Identify and pull out each line of the entries in which "diagram" occurs.

########

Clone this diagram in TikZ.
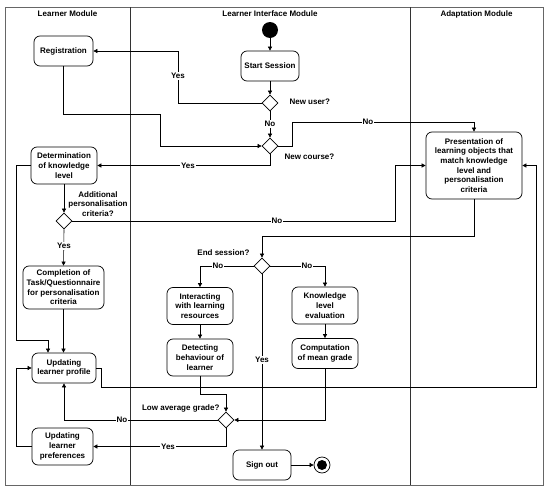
\documentclass[tikz,border=0pt]{standalone}
\usepackage{fontspec}
\setmainfont{Liberation Sans}
\usetikzlibrary{arrows.meta,shapes.geometric,calc}
\begin{document}
\begin{tikzpicture}[x=1pt,y=-1pt,
  txt/.style={font=\bfseries\fontsize{8}{9.7}\selectfont, align=center},
  box/.style={txt, draw, line width=0.7pt, rounded corners=6pt, inner sep=0pt},
  dec/.style={draw, line width=0.7pt, diamond, minimum width=16pt, minimum height=16pt, inner sep=0pt, fill=white},
  arr/.style={line width=0.6pt, -{Triangle[length=4pt,width=4pt]}},
  lbl/.style={txt, fill=white, inner sep=1pt},
  lane/.style={line width=0.6pt, draw=black!80}
]
\useasboundingbox (0,0) rectangle (550,493);
% frame and lanes
\draw[line width=0.9pt, draw=black!60] (5,7) rectangle (543,485);
\draw[lane] (130,7) -- (130,485);
\draw[lane] (410,7) -- (410,485);
\node[txt] (h1) at (67.5,14) {Learner Module};
\node[txt] (h2) at (270,14) {Learner Interface Module};
\node[txt] (h3) at (476.5,14) {Adaptation Module};

% nodes
\node[circle, fill=black, minimum size=16pt, inner sep=0pt] (startdot) at (270,30) {};
\node[box, minimum width=58pt, minimum height=30pt] (start) at (270,66) {Start Session};
\node[dec] (d1) at (270,103) {};
\node[dec] (d2) at (270,146) {};
\node[box, minimum width=59pt, minimum height=30pt] (reg) at (63.5,51) {Registration};
\node[box, minimum width=66pt, minimum height=37pt] (det) at (64,165.5) {Determination\\of knowledge\\level};
\node[dec] (d3) at (64,221) {};
\node[box, minimum width=81pt, minimum height=43pt] (comp) at (63.5,287.5) {Completion of\\Task/Questionnaire\\for personalisation\\criteria};
\node[box, minimum width=64pt, minimum height=30pt] (prof) at (64,368) {Updating\\learner profile};
\node[box, minimum width=61pt, minimum height=37pt] (pref) at (62.5,446.5) {Updating\\learner\\preferences};
\node[box, minimum width=96pt, minimum height=67pt] (pres) at (474,165.5) {Presentation of\\learning objects that\\match knowledge\\level and\\personalisation\\criteria};
\node[dec] (d4) at (262,266) {};
\node[box, minimum width=66pt, minimum height=37pt] (inter) at (200,306) {Interacting\\with learning\\resources};
\node[box, minimum width=66pt, minimum height=37pt] (detect) at (200,357.5) {Detecting\\behaviour of\\learner};
\node[box, minimum width=66pt, minimum height=37pt] (know) at (325,305.5) {Knowledge\\level\\evaluation};
\node[box, minimum width=66pt, minimum height=30pt] (comput) at (325,353.5) {Computation\\of mean grade};
\node[dec] (d5) at (226,420) {};
\node[box, minimum width=58pt, minimum height=30pt] (signout) at (262,465) {Sign out};
\node[circle, draw, line width=0.7pt, fill=white, minimum size=16pt, inner sep=0pt] (endc) at (322,465) {};
\node[circle, fill=black, minimum size=10pt, inner sep=0pt] (endd) at (322,465) {};

% decision labels
\node[txt, anchor=west] (q1) at (286,102) {New user?};
\node[txt, anchor=west] (q2) at (281,157) {New course?};
\node[txt] (q3) at (98,204) {Additional\\personalisation\\criteria?};
\node[txt, anchor=east] (q4) at (253,253) {End session?};
\node[txt, anchor=east] (q5) at (223,408) {Low average grade?};

% connectors
\draw[arr] (startdot) -- (start.north);
\draw[arr] (start.south) -- (d1.north);
\draw[arr] (d1.south) -- (d2.north);
\node[lbl] (l1) at (270,124) {No};
\draw[arr] (d1.west) -| (178,51) -- (reg.east);
\node[lbl] (l2) at (178,76) {Yes};
\draw[arr] (reg.south) |- (160,114) |- (d2.west);
\draw[arr] (d2.east) -| (292,122) -| (pres.north);
\node[lbl] (l3) at (368,122) {No};
\draw[arr] (d2.south) |- (det.east);
\node[lbl] (l4) at (188,165.5) {Yes};
\draw[arr] (det.south) -- (d3.north);
\draw[arr] (d3.east) -| (395,165.5) -- (pres.west);
\node[lbl] (l5) at (277,221) {No};
\draw[arr] (d3.south) -- (comp.north);
\node[lbl] (l6) at (64,246) {Yes};
\draw[arr] (comp.south) -- (comp.south |- prof.north);
\draw[arr] (det.west) -| (16,340) -| ($(prof.north)+(-16,0)$);
\draw[arr] (prof.east) -| (101,387) -| (536,165.5) -- (pres.east);
\draw[arr] (pres.south) |- (262,236) -- (d4.north);
\draw[arr] (d4.west) -| (inter.north);
\node[lbl] (l7) at (218,266) {No};
\draw[arr] (d4.east) -| (know.north);
\node[lbl] (l8) at (307,266) {No};
\draw[arr] (d4.south) -- (signout.north);
\node[lbl] (l9) at (262,360) {Yes};
\draw[arr] (inter.south) -- (detect.north);
\draw[arr] (know.south) -- (comput.north);
\draw[arr] (detect.south) |- (226,394) -- (d5.north);
\draw[arr] (comput.south) |- (d5.east);
\draw[arr] (d5.west) -| (prof.south);
\node[lbl] (l10) at (122,420) {No};
\draw[arr] (d5.south) |- (pref.east);
\node[lbl] (l11) at (168,446.5) {Yes};
\draw[arr] (pref.west) -| (16,368) -- (prof.west);
\draw[arr] (signout.east) -- (endc.west);
\end{tikzpicture}
\end{document}
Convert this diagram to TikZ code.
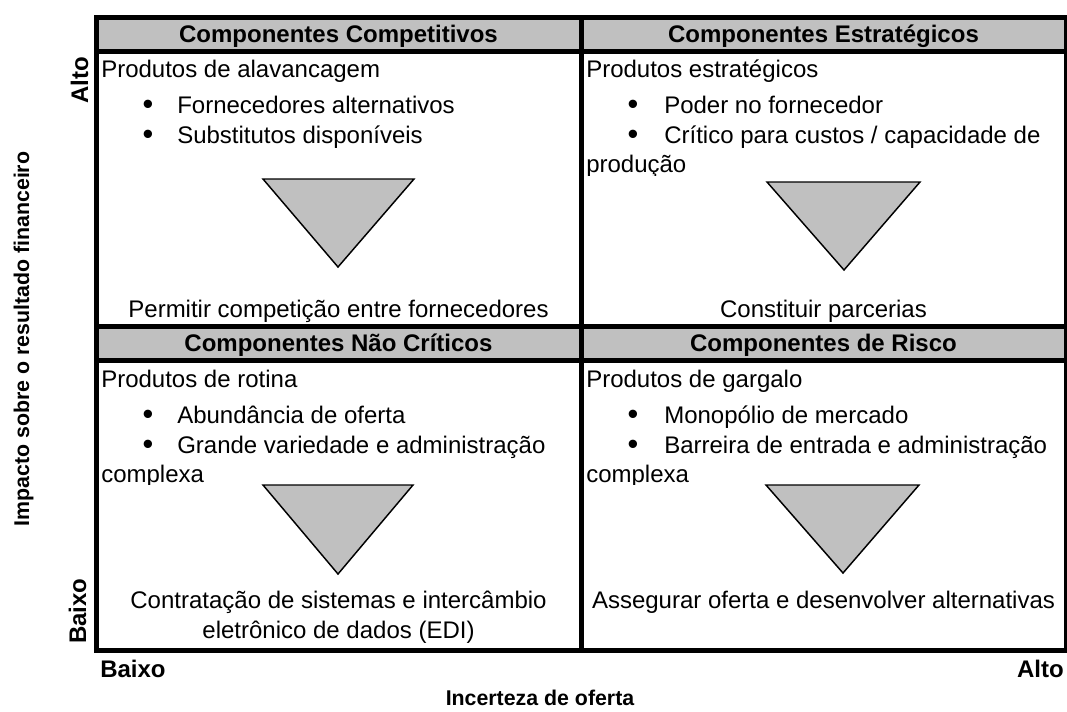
\documentclass[tikz,border=0pt]{standalone}
\usepackage{fontspec}
\setmainfont{Liberation Sans}
\usepackage{xcolor}
\definecolor{bandgray}{RGB}{192,192,192}

\begin{document}
\begin{tikzpicture}[x=0.75pt,y=0.75pt,yscale=-1,xscale=1,
  txt/.style={inner sep=0pt,font=\fontsize{18}{21.6}\selectfont},
  dot/.style={inner sep=0pt,anchor=base,font=\fontsize{23}{24}\selectfont},
  head/.style={inner sep=0pt,anchor=base,font=\fontsize{18}{21.6}\selectfont\bfseries},
  axis/.style={inner sep=0pt,font=\fontsize{18}{21.6}\selectfont\bfseries},
  axistitle/.style={inner sep=0pt,anchor=base,font=\fontsize{16}{19}\selectfont\bfseries},
  gridline/.style={line width=3.75pt},
  funnel/.style={fill=bandgray,line width=1.1pt}]
\useasboundingbox (0,0) rectangle (1067,711);

% Header bands
\fill[bandgray] (96,17) rectangle (1066,51);
\fill[bandgray] (96,326) rectangle (1066,360);

% Grid
\draw[gridline] (96,17) rectangle (1066,650);
\draw[gridline] (96,51) -- (1066,51);
\draw[gridline] (96,326) -- (1066,326);
\draw[gridline] (96,360) -- (1066,360);
\draw[gridline] (581,17) -- (581,650);

% Funnels
\draw[funnel] (263,179) -- (414,179) -- (338,267) -- cycle;
\draw[funnel] (767,182) -- (920,182) -- (844,270) -- cycle;
\draw[funnel] (263,485) -- (413,485) -- (338,574) -- cycle;
\draw[funnel] (766,485) -- (919,485) -- (843,573) -- cycle;

% Header Text Nodes
\node[head] (hcomp) at (338.5,42) {Componentes Competitivos};
\node[head] (hestr) at (823.5,42) {Componentes Estratégicos};
\node[head] (hnaoc) at (338.5,351) {Componentes Não Críticos};
\node[head] (hrisc) at (823.5,351) {Componentes de Risco};

% Top left
\node[txt,anchor=base west] (tl0) at (101,77) {Produtos de alavancagem};
\node[dot] (tlb1) at (148,114) {•};
\node[txt,anchor=base west] (tl1) at (177,113) {Fornecedores alternativos};
\node[dot] (tlb2) at (148,144) {•};
\node[txt,anchor=base west] (tl2) at (177,143) {Substitutos disponíveis};
\node[txt,anchor=base] (tlact) at (338.5,317) {Permitir competição entre fornecedores};

% Top right
\node[txt,anchor=base west] (tr0) at (586,77) {Produtos estratégicos};
\node[dot] (trb1) at (633,114) {•};
\node[txt,anchor=base west] (tr1) at (664,113) {Poder no fornecedor};
\node[dot] (trb2) at (633,144) {•};
\node[txt,anchor=base west] (tr2) at (664,143) {Crítico para custos / capacidade de};
\begin{scope}
\clip (584,150) rectangle (1063,175);
\node[txt,anchor=base west] (tr3) at (586,172) {produção};
\end{scope}
\node[txt,anchor=base] (tract) at (823.5,317) {Constituir parcerias};

% Bottom left
\node[txt,anchor=base west] (bl0) at (101,387) {Produtos de rotina};
\node[dot] (blb1) at (148,424) {•};
\node[txt,anchor=base west] (bl1) at (177,423) {Abundância de oferta};
\node[dot] (blb2) at (148,454) {•};
\node[txt,anchor=base west] (bl2) at (177,453) {Grande variedade e administração};
\begin{scope}
\clip (99,460) rectangle (578,484);
\node[txt,anchor=base west] (bl3) at (101,482) {complexa};
\end{scope}
\node[txt,anchor=base] (blact) at (338.5,608) {Contratação de sistemas e intercâmbio};
\node[txt,anchor=base] (blact2) at (338.5,638) {eletrônico de dados (EDI)};

% Bottom right
\node[txt,anchor=base west] (br0) at (586,387) {Produtos de gargalo};
\node[dot] (brb1) at (633,424) {•};
\node[txt,anchor=base west] (br1) at (664,423) {Monopólio de mercado};
\node[dot] (brb2) at (633,454) {•};
\node[txt,anchor=base west] (br2) at (664,453) {Barreira de entrada e administração};
\begin{scope}
\clip (584,460) rectangle (1063,484);
\node[txt,anchor=base west] (br3) at (586,482) {complexa};
\end{scope}
\node[txt,anchor=base] (bract) at (823.5,608) {Assegurar oferta e desenvolver alternativas};

% Axis labels
\node[axis,anchor=base,rotate=90] (yalto) at (88,80) {Alto};
\node[axis,anchor=base,rotate=90] (ybaixo) at (86,611) {Baixo};
\node[axistitle,rotate=90] (ytitle) at (29,339) {Impacto sobre o resultado financeiro};
\node[axis,anchor=base west] (xbaixo) at (100,677) {Baixo};
\node[axis,anchor=base east] (xalto) at (1064,677) {Alto};
\node[axistitle] (xtitle) at (540,705) {Incerteza de oferta};

\end{tikzpicture}
\end{document}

########

- [Full output]
Clone this diagram in TikZ.
Convert this diagram to TikZ code.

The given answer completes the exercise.